I was a bit shocked by the strength of Mitchell's prejudices, particularly in regard to black people, but like you I felt the novel gave me insight into the Southern mindset. I hope Southern attitudes have changed a bit since Mitchell wrote, though I recall a Southern telling me some years back that the line 'Old times there are not forgotten' in the song 'Dixieland' still held true!

I was interested in your comment that young women in America now prefer Scarlett to Melanie, and I can readily understand why. Melanie is a bit too saintly to be convincing. I am not sure that I would present Scarlett as an ideal role model: she has an indefatigable determination, and she refuses to be bound by stereotypical attitudes to the role of women, but much of the time her focus is remarkably self-centred and materialistic. (In this regard her concern for the wellbeing of those at Tara provides a bit on an exception, but the question arises as to whether the real motive is her belief that Tara is a part of herself. She seems curiously indifferent to her children.) It is indeed tempting to reapply Blake's comment on Milton's Satan, and say that Mitchell was of Scarlett party without knowing it.

What did you make of the final chapters, and the 'reform' of both Rhett and Scarlett? I found Rhett the doting father and Scarlett's sudden insights into his, Melanie's and Ashley's true worth just a bit 'Hollywoodish' and melodramatic.

I am glad I read this. I thought I might lose interest a bit after the Civil War finished, but the sceond half on the aftermath does hold one's interest.

Mylee said...

I read a bit about Margaret Mitchell and I think she was much more like Scarlett than Melanie herself!

Often people say that the book was better than the movie ... do you think that's true in the case of "Gone with the Wind"?

John Kennedy said...

Yes, I think Mitchell has far more of the assertiveness and determination of Scarlett than of the saintly self sacrifice of Melanie.

It is a long time since I saw the film, which makes it hard for me to compare it and the book. The flim was visually very powerful. I do recall thinking it dragged just a little after the end of teh war, a feeling I did not have when reading the book.

Faye said...

Dear Mylee,
Scarlett certainly is the more riveting character - her enduring flaw until the very end is to judge people poorly but her determination and get up and go does make her very appealing.

I think it is a very good film and follows the book quite closely for the most part - however as I said earlier I think the book is particularly powerful re the "Reconstruction" period and the Souithern attitudes to that. The war was a terrible one and ,as I understand it, was the first modern "Scorched Earth " type of campaigning so the Reconstruction was particularly important for the Souths recovery - schools had to set up etc - Black communities needed to be educated. I think the book gives one type of perspective on this which the film doesnt bring out as well.

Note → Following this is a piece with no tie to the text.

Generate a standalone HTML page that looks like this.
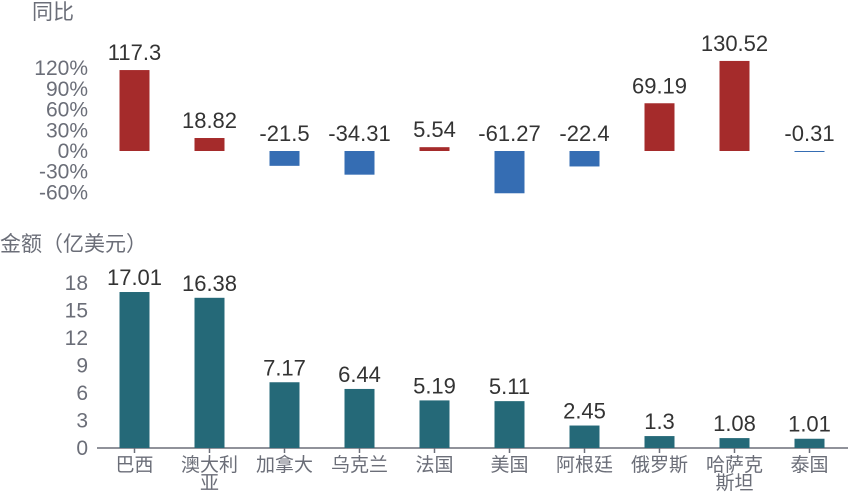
<!DOCTYPE html>
<html><head><meta charset="utf-8"><style>
body{margin:0;background:#fff}
svg{display:block;font-family:"Liberation Sans","Noto Sans CJK SC",sans-serif}
</style></head><body>
<svg id="c" width="848" height="492" viewBox="0 0 848 492">
<text x="53" y="19" font-size="21" fill="#6b6e78" text-anchor="middle">同比</text>
<text x="0" y="251" font-size="21" fill="#6b6e78">金额（亿美元）</text>
<g id="g"></g>
</svg>
<script>
const categories=["巴西","澳大利亚","加拿大","乌克兰","法国","美国","阿根廷","俄罗斯","哈萨克斯坦","泰国"];
const catLines=[["巴西"],["澳大利","亚"],["加拿大"],["乌克兰"],["法国"],["美国"],["阿根廷"],["俄罗斯"],["哈萨克","斯坦"],["泰国"]];
const yoyValues=[117.3,18.82,-21.5,-34.31,5.54,-61.27,-22.4,69.19,130.52,-0.31];
const yoyLabels=["117.3","18.82","-21.5","-34.31","5.54","-61.27","-22.4","69.19","130.52","-0.31"];
const amountValues=[17.01,16.38,7.17,6.44,5.19,5.11,2.45,1.3,1.08,1.01];
const amountLabels=["17.01","16.38","7.17","6.44","5.19","5.11","2.45","1.3","1.08","1.01"];
const yoyTicks=[120,90,60,30,0,-30,-60];
const amountTicks=[0,3,6,9,12,15,18];
const NS="http://www.w3.org/2000/svg";
const g=document.getElementById('g');
function mk(t,a,txt){const e=document.createElementNS(NS,t);for(const k in a)e.setAttribute(k,a[k]);if(txt!==undefined)e.textContent=txt;g.appendChild(e);return e;}
const x0=97,step=75,bw=30;
const xc=i=>x0+step*(i+0.5);
const yTop=v=>151-v*0.69;
const yBot=v=>448-v*9.17;
yoyTicks.forEach(t=>{
 const e=mk('text',{x:88,y:yTop(t)+7,'font-size':21,fill:'#6b6e78','text-anchor':'end'},t+'%');
 
 
});
amountTicks.forEach(t=>{
 const e=mk('text',{x:88,y:yBot(t)+7,'font-size':21,fill:'#6b6e78','text-anchor':'end'},String(t));
 
 
});
const ax=mk('line',{x1:x0,x2:848,y1:448,y2:448,stroke:'#6b6e78','stroke-width':1.5});


yoyValues.forEach((v,i)=>{
 const y1=yTop(Math.max(v,0)),h=Math.max(Math.abs(v)*0.69,1);
 const r=mk('rect',{x:xc(i)-bw/2,y:y1,width:bw,height:h,fill:v>=0?'#a52b2b':'#356db3'});
 
 
 const ly=v>=0?yTop(v)-10:yTop(0)-10;
 const l=mk('text',{x:xc(i),y:ly,'font-size':22,fill:'#333','text-anchor':'middle'},yoyLabels[i]);
 
 
});
amountValues.forEach((v,i)=>{
 const r=mk('rect',{x:xc(i)-bw/2,y:yBot(v),width:bw,height:v*9.17,fill:'#256978'});
 
 
 const l=mk('text',{x:xc(i),y:yBot(v)-7,'font-size':22,fill:'#333','text-anchor':'middle'},amountLabels[i]);
 
 
 const tk=mk('line',{x1:xc(i),x2:xc(i),y1:448,y2:453,stroke:'#6b6e78','stroke-width':1.5});
 
 
 catLines[i].forEach((s,j)=>{
  const c=mk('text',{x:xc(i),y:471+j*18,'font-size':19,fill:'#6b6e78','text-anchor':'middle'},s);
  
  
 });
});
</script>
</body></html>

The bitterness about all of this comes out well in the book, I think.

John Kennedy said...

I 'did' a year of US history at university, and I remember learning that the Reconstruction period saw a great deal of corruption, with Northern 'carpetbaggers' going south to make their fortunes out of the opportunites it created. (An early example of reasonably well-meaning government initiatives being exploited by the unscrupulous.) The novel gave me an awarness of how it all seemed to Southerners. It is of course a very biased picutre, heavily tinged by racism, but it gives one a sense of how people felt, in the 1860s and 1870s, and when Mitchell was writing.

I'd be a bit less charitable in my judgement of Scatlett than you, Faye. I'd be inclined to add self-centredness and materialism to the list of flaws. A major achievement of the book, I think, is that Mitchell keesp us sympathetic to Scarlett despite her flaws.